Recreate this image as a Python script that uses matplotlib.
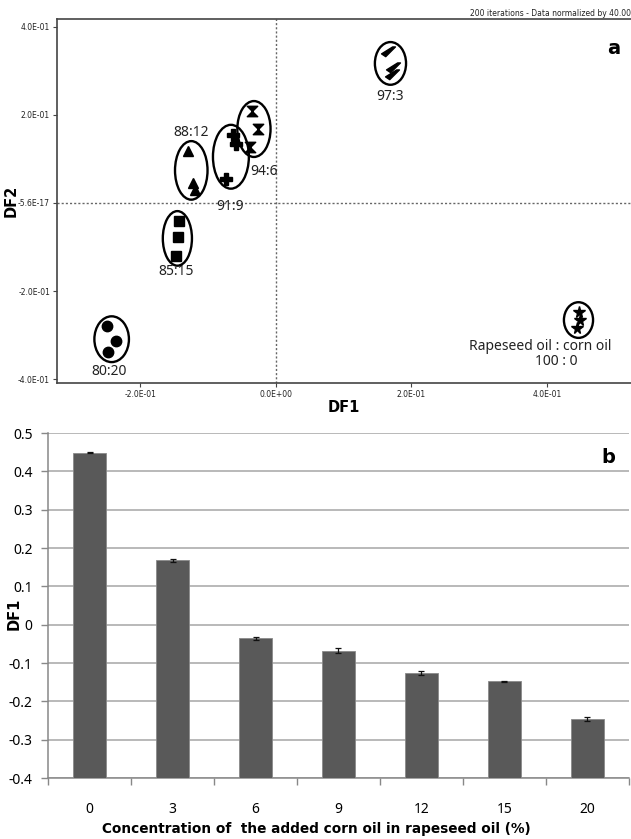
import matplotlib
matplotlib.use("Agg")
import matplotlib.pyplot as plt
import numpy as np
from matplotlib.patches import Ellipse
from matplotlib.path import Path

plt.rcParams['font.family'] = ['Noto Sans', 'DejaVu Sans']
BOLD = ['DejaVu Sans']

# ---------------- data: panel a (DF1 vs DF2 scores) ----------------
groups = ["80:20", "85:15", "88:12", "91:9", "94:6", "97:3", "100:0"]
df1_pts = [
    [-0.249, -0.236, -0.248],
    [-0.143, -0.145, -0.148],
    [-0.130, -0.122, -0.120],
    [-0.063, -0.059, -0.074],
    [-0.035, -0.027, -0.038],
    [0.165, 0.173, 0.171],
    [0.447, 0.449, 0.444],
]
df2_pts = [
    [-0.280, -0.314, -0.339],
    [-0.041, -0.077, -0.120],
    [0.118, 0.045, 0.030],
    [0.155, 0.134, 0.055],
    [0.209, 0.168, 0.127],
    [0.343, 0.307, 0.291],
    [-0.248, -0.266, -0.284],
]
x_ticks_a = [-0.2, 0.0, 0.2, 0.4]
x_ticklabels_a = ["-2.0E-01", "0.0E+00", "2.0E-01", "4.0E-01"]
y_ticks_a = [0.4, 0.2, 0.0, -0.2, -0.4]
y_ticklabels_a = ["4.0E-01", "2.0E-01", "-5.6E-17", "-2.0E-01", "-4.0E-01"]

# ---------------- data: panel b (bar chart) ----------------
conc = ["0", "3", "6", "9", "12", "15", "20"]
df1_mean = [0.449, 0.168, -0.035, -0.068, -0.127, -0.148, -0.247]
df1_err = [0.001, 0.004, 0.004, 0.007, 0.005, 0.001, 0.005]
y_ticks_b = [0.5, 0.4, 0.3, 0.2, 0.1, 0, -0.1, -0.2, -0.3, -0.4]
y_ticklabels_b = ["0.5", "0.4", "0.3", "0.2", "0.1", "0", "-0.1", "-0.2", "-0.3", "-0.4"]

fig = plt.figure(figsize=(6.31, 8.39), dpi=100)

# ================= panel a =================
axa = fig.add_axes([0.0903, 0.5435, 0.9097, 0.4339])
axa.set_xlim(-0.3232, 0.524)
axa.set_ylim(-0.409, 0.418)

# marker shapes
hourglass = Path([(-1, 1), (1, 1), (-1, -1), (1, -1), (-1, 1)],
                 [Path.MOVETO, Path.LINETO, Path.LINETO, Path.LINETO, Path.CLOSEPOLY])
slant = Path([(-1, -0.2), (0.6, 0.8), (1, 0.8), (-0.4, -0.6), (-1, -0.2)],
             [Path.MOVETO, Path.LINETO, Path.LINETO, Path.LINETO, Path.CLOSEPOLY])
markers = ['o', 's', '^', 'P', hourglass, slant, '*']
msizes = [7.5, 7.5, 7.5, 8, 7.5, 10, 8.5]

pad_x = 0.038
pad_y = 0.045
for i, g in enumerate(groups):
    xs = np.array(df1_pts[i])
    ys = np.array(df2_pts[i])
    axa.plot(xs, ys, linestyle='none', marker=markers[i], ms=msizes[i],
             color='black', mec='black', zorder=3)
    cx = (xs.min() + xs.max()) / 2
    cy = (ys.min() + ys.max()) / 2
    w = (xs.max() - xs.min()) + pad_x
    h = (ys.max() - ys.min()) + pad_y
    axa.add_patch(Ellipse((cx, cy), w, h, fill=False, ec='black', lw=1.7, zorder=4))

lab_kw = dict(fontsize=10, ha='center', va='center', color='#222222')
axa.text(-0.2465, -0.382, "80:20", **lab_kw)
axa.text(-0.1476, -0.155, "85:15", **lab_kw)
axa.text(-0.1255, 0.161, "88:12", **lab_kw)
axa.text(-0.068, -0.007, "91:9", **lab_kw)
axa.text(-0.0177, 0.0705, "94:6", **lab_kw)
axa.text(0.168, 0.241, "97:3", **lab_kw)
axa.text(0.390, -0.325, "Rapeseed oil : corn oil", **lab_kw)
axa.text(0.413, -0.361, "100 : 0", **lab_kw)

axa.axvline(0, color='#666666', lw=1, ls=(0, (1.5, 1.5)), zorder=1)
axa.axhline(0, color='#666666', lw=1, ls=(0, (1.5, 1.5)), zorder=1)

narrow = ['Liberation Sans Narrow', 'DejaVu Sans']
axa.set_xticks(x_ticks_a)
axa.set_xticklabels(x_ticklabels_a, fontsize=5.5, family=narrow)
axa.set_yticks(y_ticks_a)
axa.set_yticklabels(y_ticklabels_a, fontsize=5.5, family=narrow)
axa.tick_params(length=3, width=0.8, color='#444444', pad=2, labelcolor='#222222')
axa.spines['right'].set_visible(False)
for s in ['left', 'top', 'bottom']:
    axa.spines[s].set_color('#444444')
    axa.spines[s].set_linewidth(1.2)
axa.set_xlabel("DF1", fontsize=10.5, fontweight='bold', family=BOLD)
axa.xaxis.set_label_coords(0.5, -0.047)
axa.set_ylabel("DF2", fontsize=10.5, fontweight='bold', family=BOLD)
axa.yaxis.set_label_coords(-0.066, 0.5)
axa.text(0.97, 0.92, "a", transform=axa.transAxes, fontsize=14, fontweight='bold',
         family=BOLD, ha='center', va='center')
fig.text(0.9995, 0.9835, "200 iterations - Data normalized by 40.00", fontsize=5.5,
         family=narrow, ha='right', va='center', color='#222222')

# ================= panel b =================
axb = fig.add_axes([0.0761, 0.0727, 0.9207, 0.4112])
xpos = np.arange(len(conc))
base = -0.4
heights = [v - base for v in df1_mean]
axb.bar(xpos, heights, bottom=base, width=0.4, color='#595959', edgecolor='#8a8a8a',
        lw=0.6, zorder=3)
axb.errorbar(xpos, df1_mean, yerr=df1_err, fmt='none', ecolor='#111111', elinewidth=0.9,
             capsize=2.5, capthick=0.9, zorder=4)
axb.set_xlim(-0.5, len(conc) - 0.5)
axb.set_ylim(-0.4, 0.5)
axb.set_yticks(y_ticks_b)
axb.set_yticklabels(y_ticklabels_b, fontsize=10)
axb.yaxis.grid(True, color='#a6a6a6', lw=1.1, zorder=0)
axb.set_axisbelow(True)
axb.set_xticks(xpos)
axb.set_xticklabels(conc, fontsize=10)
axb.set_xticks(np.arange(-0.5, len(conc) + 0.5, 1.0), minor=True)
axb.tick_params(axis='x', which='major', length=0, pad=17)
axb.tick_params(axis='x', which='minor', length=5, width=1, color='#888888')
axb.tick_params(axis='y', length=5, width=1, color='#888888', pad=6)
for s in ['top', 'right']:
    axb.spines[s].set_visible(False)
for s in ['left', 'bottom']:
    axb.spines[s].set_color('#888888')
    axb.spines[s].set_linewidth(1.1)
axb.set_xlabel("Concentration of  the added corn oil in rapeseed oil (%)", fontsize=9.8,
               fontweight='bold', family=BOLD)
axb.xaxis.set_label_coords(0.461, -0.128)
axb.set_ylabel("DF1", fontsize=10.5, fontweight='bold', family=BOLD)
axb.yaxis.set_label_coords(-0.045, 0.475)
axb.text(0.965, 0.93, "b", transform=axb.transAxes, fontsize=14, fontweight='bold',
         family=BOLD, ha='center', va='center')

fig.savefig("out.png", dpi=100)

..............................

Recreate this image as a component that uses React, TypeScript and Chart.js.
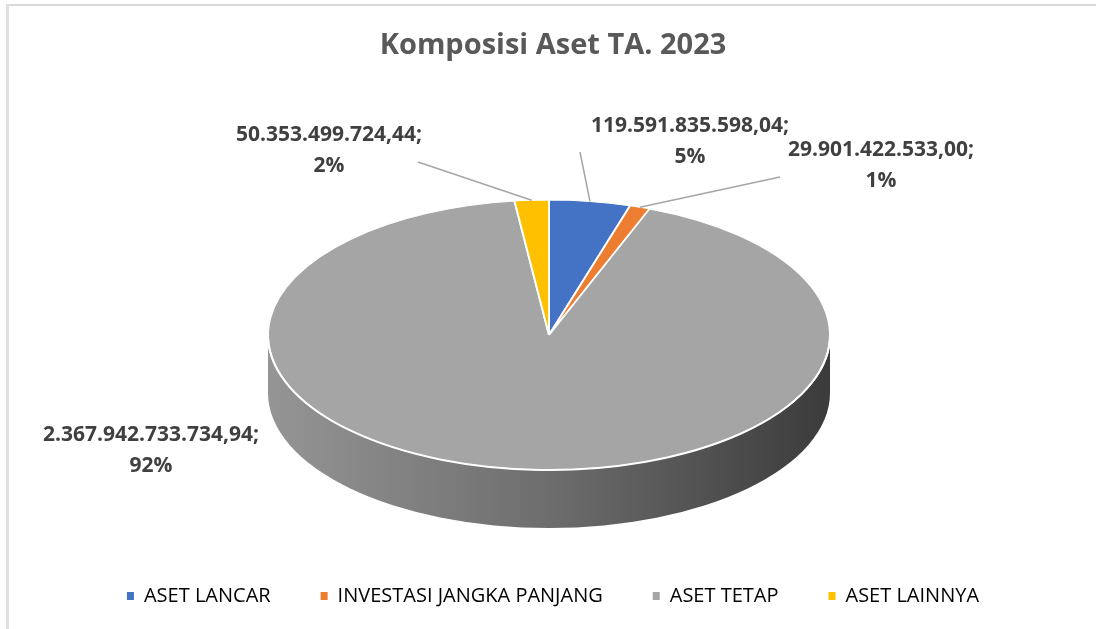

..............................

- [Instructions for the task] Keep to the stretch from the line containing "Recreate this image as a Python" through the line containing "BOLD = ['DejaVu Sans']", both ends included, and copy it exactly from the listing above, minus the pictures.

- [Answer to this task]
Recreate this image as a Python script that uses matplotlib.
import matplotlib
matplotlib.use("Agg")
import matplotlib.pyplot as plt
import numpy as np
from matplotlib.patches import Ellipse
from matplotlib.path import Path

plt.rcParams['font.family'] = ['Noto Sans', 'DejaVu Sans']
BOLD = ['DejaVu Sans']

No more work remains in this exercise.